The Energy Department’s Waste Isolation Pilot Plant near Carlsbad, N.M., received 133 shipments of transuranic waste from around the DOE complex during 2017, exceeding its own target since resuming waste emplacement.
Last March, during a WIPP Town Hall meeting, DOE Carlsbad Field Office Manager Todd Shrader publicly identified a target of 128 shipments from April 2017 to this month. Shrader had predicted shipments would ramp up from two to four per week by the close of 2017. WIPP averaged more than five shipments per week by the end of the year, Bruce Covert, president and project manager at WIPP operations prime Nuclear Waste Partnership, said in a town hall presentation in December.
WIPP also had a busy early January, receiving seven shipments of transuranic waste by Jan. 11, according to the latest publicly available data. Four of the first 2018 shipments came from the Idaho National Laboratory, two from Waste Control Specialists in Texas; and one from the Oak Ridge National Laboratory in Tennessee.

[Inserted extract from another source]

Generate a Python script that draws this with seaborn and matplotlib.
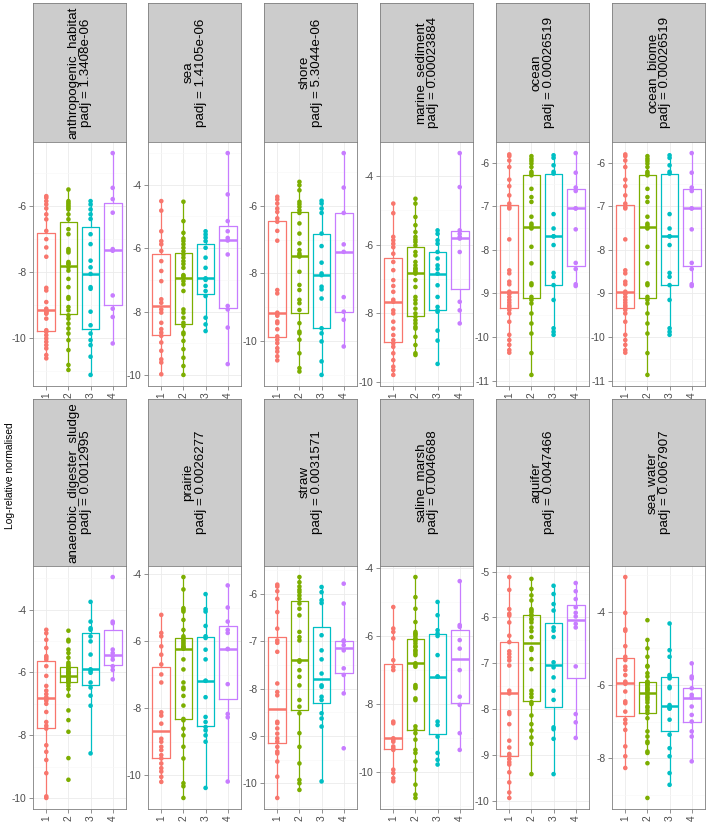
import matplotlib
matplotlib.use("Agg")
import matplotlib.pyplot as plt
from matplotlib.ticker import MultipleLocator
import seaborn as sns
import pandas as pd

groups = ["1", "2", "3", "4"]
colours = ["#F8766D", "#7CAE00", "#00BFC4", "#C77CFF"]

habitats_top = ["anthropogenic_habitat", "sea", "shore", "marine_sediment", "ocean", "ocean_biome"]
padj_top = ["1.3408e-06", "1.4105e-06", "5.3044e-06", "0.00023884", "0.00026519", "0.00026519"]
habitats_bottom = ["anaerobic_digester_sludge", "prairie", "straw", "saline_marsh", "aquifer", "sea_water"]
padj_bottom = ["0.0012995", "0.0026277", "0.0031571", "0.0046688", "0.0047466", "0.0067907"]

# log-relative normalised abundance, one list per group (1..4)
anthropogenic_habitat = [
    [-5.71, -5.76, -5.86, -5.96, -6.08, -6.26, -6.41, -6.76, -7.01, -7.26, -7.54, -8.48, -8.56, -8.91, -9.11,
     -9.16, -9.2, -9.21, -9.25, -9.26, -9.41, -9.76, -9.81, -9.91, -10.01, -10.11, -10.21, -10.31, -10.51, -10.61],
    [-5.51, -5.86, -5.91, -5.96, -6.01, -6.06, -6.11, -6.26, -6.41, -6.71, -6.86, -7.31, -7.36, -7.41, -7.7, -7.75,
     -7.76, -7.86, -7.96, -8.21, -8.46, -8.76, -8.81, -9.06, -9.16, -9.31, -9.41, -9.56, -9.71, -9.86, -10.06,
     -10.36, -10.81, -10.96],
    [-5.86, -5.96, -6.11, -6.26, -6.4, -6.86, -7.16, -7.66, -7.86, -8.06, -8.46, -8.51, -9.2, -9.61, -9.86, -10.06,
     -10.21, -10.56, -11.11],
    [-4.41, -5.46, -5.8, -6.21, -7.31, -7.36, -8.71, -9.11, -9.36, -10.16],
]
sea = [
    [-4.52, -4.82, -5.47, -5.78, -5.88, -6.09, -6.41, -6.72, -7.04, -7.61, -7.72, -7.93, -8.03, -8.35, -8.55, -8.66,
     -8.76, -8.97, -9.23, -9.50, -9.60, -9.97],
    [-4.54, -5.15, -5.52, -5.70, -5.78, -5.88, -5.99, -6.1, -6.20, -6.3, -6.41, -6.5, -6.62, -6.85, -6.88, -6.93,
     -7.04, -7.14, -7.35, -7.93, -8.03, -8.19, -8.35, -8.45, -8.66, -8.71, -8.92, -9.18, -9.45, -9.71, -9.99],
    [-5.47, -5.57, -5.67, -5.78, -5.99, -6.30, -6.62, -6.95, -7.0, -7.19, -7.35, -7.51, -8.19, -8.40, -8.61],
    [-3.01, -4.31, -5.15, -5.47, -5.68, -5.76, -6.20, -7.82, -7.93, -8.50, -9.65],
]
shore = [
    [-5.73, -5.81, -5.93, -6.08, -6.18, -6.37, -6.47, -6.74, -7.03, -8.49, -8.59, -9.16, -9.20, -9.25, -9.42, -9.47,
     -9.65, -9.86, -9.96, -10.06, -10.21, -10.31, -10.45, -10.57],
    [-5.29, -5.39, -5.54, -5.88, -5.95, -6.03, -6.13, -6.21, -6.52, -6.82, -7.11, -7.31, -7.41, -7.46, -7.5, -7.95,
     -8.34, -8.49, -8.78, -8.88, -9.08, -9.47, -9.72, -9.77, -9.96, -10.36, -10.80, -10.90],
    [-5.85, -5.93, -6.08, -6.21, -6.82, -7.19, -7.68, -8.00, -8.05, -8.39, -8.47, -8.74, -9.62, -9.77, -10.01,
     -10.60, -11.00],
    [-4.44, -5.46, -6.21, -7.14, -7.36, -8.70, -9.13, -9.37, -10.16],
]
marine_sediment = [
    [-4.80, -5.08, -5.77, -5.87, -5.97, -6.07, -6.26, -6.50, -6.74, -7.03, -7.2, -7.37, -7.6, -7.66, -7.91, -8.00,
     -8.24, -8.44, -8.63, -8.78, -8.87, -8.97, -9.16, -9.36, -9.55, -9.65, -9.79],
    [-4.66, -4.80, -5.19, -5.43, -5.63, -5.77, -5.85, -5.92, -6.02, -6.21, -6.31, -6.5, -6.60, -6.69, -6.7, -6.76,
     -6.79, -6.84, -7.03, -7.23, -7.52, -7.61, -7.71, -7.86, -8.00, -8.10, -8.20, -8.29, -8.39, -8.44, -8.68,
     -8.92, -9.16, -9.21],
    [-5.58, -5.68, -5.87, -5.97, -6.21, -6.4, -6.60, -6.7, -6.84, -7.18, -7.52, -7.81, -7.91, -7.95, -8.50, -8.79,
     -9.47],
    [-3.33, -4.32, -5.58, -5.68, -5.77, -5.82, -6.21, -7.66, -7.91, -8.29],
]
ocean = [
    [-5.81, -5.85, -5.95, -6.10, -6.39, -6.54, -6.75, -6.94, -7.02, -7.05, -7.76, -8.47, -8.54, -8.73, -8.79, -8.96,
     -9.0, -9.0, -9.08, -9.15, -9.21, -9.27, -9.31, -9.38, -9.46, -9.65, -9.95, -10.07, -10.18, -10.30, -10.36],
    [-5.85, -5.91, -5.96, -6.02, -6.10, -6.21, -6.25, -6.29, -6.60, -6.79, -6.90, -7.24, -7.40, -7.44, -7.49, -7.51,
     -7.93, -8.31, -8.77, -8.81, -9.08, -9.15, -9.23, -9.46, -9.69, -9.92, -10.37, -10.87],
    [-5.83, -5.89, -6.06, -6.21, -6.25, -7.18, -7.51, -7.69, -7.69, -7.89, -8.53, -8.62, -8.81, -9.15, -9.80,
     -9.88, -9.95],
    [-5.78, -6.23, -6.57, -6.65, -7.05, -7.05, -7.53, -8.30, -8.44, -8.79, -8.83],
]
ocean_biome = ocean  # same samples as "ocean" in the source chart
anaerobic_digester_sludge = [
    [-4.64, -4.75, -4.96, -5.22, -5.48, -5.53, -5.59, -5.80, -6.11, -6.43, -6.58, -6.69, -6.79, -6.85, -6.90, -7.0,
     -7.26, -7.58, -7.7, -7.79, -8.32, -8.53, -8.79, -9.21, -9.95, -10.0],
    [-4.67, -4.96, -5.01, -5.27, -5.38, -5.53, -5.69, -5.75, -5.80, -5.85, -5.88, -5.9, -5.95, -6.0, -6.0, -6.01,
     -6.05, -6.1, -6.11, -6.15, -6.2, -6.2, -6.22, -6.25, -6.27, -6.28, -6.3, -6.35, -6.43, -6.53, -6.74, -7.21,
     -7.52, -7.89, -8.73, -9.42],
    [-3.75, -4.38, -4.59, -4.64, -4.85, -5.01, -5.43, -5.90, -5.96, -6.01, -6.32, -6.48, -6.74, -7.06, -8.58],
    [-2.96, -4.38, -4.43, -5.27, -5.38, -5.48, -5.59, -5.80, -5.92, -6.22],
]
prairie = [
    [-5.21, -5.75, -5.85, -6.15, -6.40, -6.69, -6.99, -7.23, -8.12, -8.22, -8.46, -8.91, -9.0, -9.15, -9.25, -9.40,
     -9.50, -9.65, -9.79, -9.89, -10.05, -10.2],
    [-4.08, -4.45, -5.01, -5.06, -5.11, -5.36, -5.66, -5.85, -5.9, -5.95, -6.0, -6.05, -6.1, -6.15, -6.18, -6.20,
     -6.22, -6.54, -6.84, -7.23, -7.38, -7.43, -7.63, -7.92, -8.32, -8.36, -8.61, -8.81, -9.15, -9.50, -10.24,
     -10.33, -10.68],
    [-4.59, -5.04, -5.11, -5.54, -5.85, -5.90, -6.25, -6.54, -7.18, -7.18, -7.67, -8.26, -8.41, -8.56, -8.66, -8.81,
     -9.00, -10.38],
    [-4.33, -4.99, -5.41, -5.66, -5.75, -6.23, -6.23, -7.28, -8.17, -8.27, -10.19],
]
straw = [
    [-5.80, -5.84, -5.94, -6.10, -6.38, -6.73, -6.98, -7.03, -7.22, -7.89, -8.07, -8.14, -8.70, -8.73, -8.84, -8.95,
     -9.05, -9.12, -9.23, -9.33, -9.37, -9.54, -9.86, -10.31],
    [-5.64, -5.75, -5.84, -5.91, -5.96, -6.03, -6.10, -6.20, -6.31, -6.45, -6.80, -6.91, -6.98, -7.40, -7.43, -7.61,
     -7.75, -7.93, -8.24, -8.38, -8.52, -8.94, -9.23, -9.58, -9.93, -10.0, -10.14],
    [-5.85, -5.96, -6.13, -6.19, -6.87, -7.19, -7.38, -7.68, -7.93, -7.96, -8.17, -8.24, -8.52, -8.63, -8.80, -9.96],
    [-5.78, -6.20, -6.98, -7.0, -7.08, -7.19, -7.57, -7.71, -8.10, -9.26],
]
saline_marsh = [
    [-5.15, -5.78, -5.88, -6.07, -6.71, -6.91, -7.0, -8.51, -8.56, -9.0, -9.05, -9.10, -9.24, -9.3, -9.34, -9.92,
     -10.02, -10.17, -10.26],
    [-4.27, -4.86, -5.20, -5.59, -5.88, -5.93, -5.95, -6.0, -6.07, -6.1, -6.15, -6.22, -6.3, -6.32, -6.41, -6.45,
     -6.51, -6.56, -6.8, -6.85, -6.90, -7.44, -7.49, -7.53, -7.83, -7.88, -8.65, -8.75, -8.85, -9.04, -9.34, -9.43,
     -9.68, -9.92, -10.36, -10.65, -10.75],
    [-5.0, -5.39, -5.83, -5.93, -6.0, -6.56, -7.19, -7.19, -8.51, -8.61, -8.95, -9.43, -9.63, -9.77],
    [-4.39, -5.68, -5.73, -6.12, -6.37, -7.0, -7.78, -8.02, -8.85, -9.34],
]
aquifer = [
    [-5.12, -5.40, -5.82, -5.92, -5.96, -6.11, -6.40, -6.54, -6.74, -6.80, -6.87, -6.94, -7.05, -7.60, -7.66, -8.07,
     -8.11, -8.33, -8.69, -8.84, -8.98, -9.02, -9.09, -9.16, -9.21, -9.38, -9.60, -9.82, -9.94],
    [-5.16, -5.38, -5.52, -5.63, -5.82, -5.85, -5.89, -5.95, -5.96, -6.03, -6.05, -6.11, -6.22, -6.3, -6.43, -6.67,
     -6.71, -6.91, -7.13, -7.60, -7.67, -7.74, -7.85, -7.89, -8.14, -8.33, -8.47, -8.62, -8.76, -9.42],
    [-5.31, -5.49, -5.71, -5.85, -6.22, -6.29, -6.43, -6.98, -7.09, -7.31, -7.60, -7.8, -8.40, -8.44, -8.65, -9.42],
    [-5.25, -5.43, -5.60, -5.78, -5.9, -5.98, -6.14, -6.22, -7.07, -8.11, -8.29, -8.63],
]
sea_water = [
    [-3.05, -4.03, -4.48, -4.52, -4.94, -5.23, -5.32, -5.50, -5.59, -5.73, -5.91, -5.94, -5.97, -6.18, -6.45, -6.50,
     -6.73, -6.95, -7.05, -7.23, -7.68, -7.95, -8.27],
    [-4.23, -4.77, -5.0, -5.23, -5.48, -5.5, -5.68, -5.77, -5.91, -5.92, -5.95, -5.98, -6.0, -6.05, -6.09, -6.12,
     -6.14, -6.18, -6.23, -6.26, -6.32, -6.36, -6.41, -6.48, -6.59, -6.62, -6.7, -6.77, -6.91, -7.27, -7.41, -7.55,
     -7.59, -7.82, -7.86, -8.14, -9.09],
    [-4.32, -5.05, -5.23, -5.73, -5.77, -5.82, -6.05, -6.09, -6.55, -6.6, -6.63, -6.65, -6.95, -7.36, -7.73, -7.95,
     -8.41, -8.73],
    [-5.41, -5.77, -5.82, -6.09, -6.27, -6.35, -6.35, -6.59, -6.82, -7.0, -7.27, -7.41, -8.09],
]

top_data = [anthropogenic_habitat, sea, shore, marine_sediment, ocean, ocean_biome]
bottom_data = [anaerobic_digester_sludge, prairie, straw, saline_marsh, aquifer, sea_water]
top_steps = [2, 2, 2, 2, 1, 1]
bottom_steps = [2, 2, 1, 2, 1, 2]

plt.rcParams["font.family"] = ["Liberation Sans", "DejaVu Sans"]
plt.rcParams["axes.unicode_minus"] = False

W, H = 708, 824
fig = plt.figure(figsize=(W / 100, H / 100), dpi=100)


def rect(x0, y0, x1, y1):
    return [x0 / W, 1 - y1 / H, (x1 - x0) / W, (y1 - y0) / H]


def draw_strip(ax, name, padj):
    ax.set_facecolor("#CCCCCC")
    ax.set_xticks([])
    ax.set_yticks([])
    for s in ax.spines.values():
        s.set_color("#7F7F7F")
        s.set_linewidth(0.6)
    ax.text(0.5, 0.5, f"{name}\npadj = {padj}", rotation=90, ha="center", va="center",
            fontsize=9.6, linespacing=1.05, transform=ax.transAxes)


def draw_panel(ax, values, step):
    df = pd.DataFrame({
        "group": [g for g, v in zip(groups, values) for _ in v],
        "value": [x for v in values for x in v],
    })
    sns.boxplot(data=df, x="group", y="value", hue="group", order=groups, hue_order=groups,
                palette=colours, fill=False, width=0.8, linewidth=0.9, showfliers=False,
                showcaps=False, medianprops={"linewidth": 1.8}, legend=False, ax=ax)
    sns.stripplot(data=df, x="group", y="value", hue="group", order=groups, hue_order=groups,
                  palette=colours, jitter=False, size=3.3, linewidth=0, legend=False,
                  ax=ax, zorder=3)
    ax.set_xlim(-0.6, 3.6)
    ax.yaxis.set_major_locator(MultipleLocator(step))
    ax.yaxis.set_minor_locator(MultipleLocator(step / 2))
    ax.set_axisbelow(True)
    ax.grid(which="major", color="#EBEBEB", linewidth=0.6)
    ax.grid(which="minor", axis="y", color="#F7F7F7", linewidth=0.4)
    ax.tick_params(which="major", length=3, color="#7F7F7F", width=0.6,
                   labelsize=7.4, labelcolor="#4D4D4D", pad=1.5)
    ax.tick_params(which="minor", length=0)
    ax.tick_params(axis="x", labelrotation=90)
    ax.set_xlabel("")
    ax.set_ylabel("")
    for s in ax.spines.values():
        s.set_color("#7F7F7F")
        s.set_linewidth(0.6)


lefts = [33, 148, 264, 380, 496, 612]
panel_w = 93
rows = [
    (habitats_top, padj_top, top_data, top_steps, (3, 142), (142, 386)),
    (habitats_bottom, padj_bottom, bottom_data, bottom_steps, (399, 566), (566, 809)),
]
for names, padjs, data, steps, (sy0, sy1), (py0, py1) in rows:
    for left, name, padj, values, step in zip(lefts, names, padjs, data, steps):
        sax = fig.add_axes(rect(left, sy0, left + panel_w, sy1))
        draw_strip(sax, name, padj)
        pax = fig.add_axes(rect(left, py0, left + panel_w, py1))
        draw_panel(pax, values, step)

fig.text(10 / W, 1 - 476 / H, "Log-relative normalised", rotation=90,
         ha="center", va="center", fontsize=7.4)

fig.savefig("out.png", dpi=100)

After an extended outage following a February 2014 underground fire and radiological release, WIPP resumed operations in December 2016 and started receiving waste shipments again last April. The Idaho National Laboratory made 88 of the 2017 shipments, followed by WCS with 18, the Oak Ridge with 17, the Savannah River Site in South Carolina with nine, and the Los Alamos National Laboratory in New Mexico with one.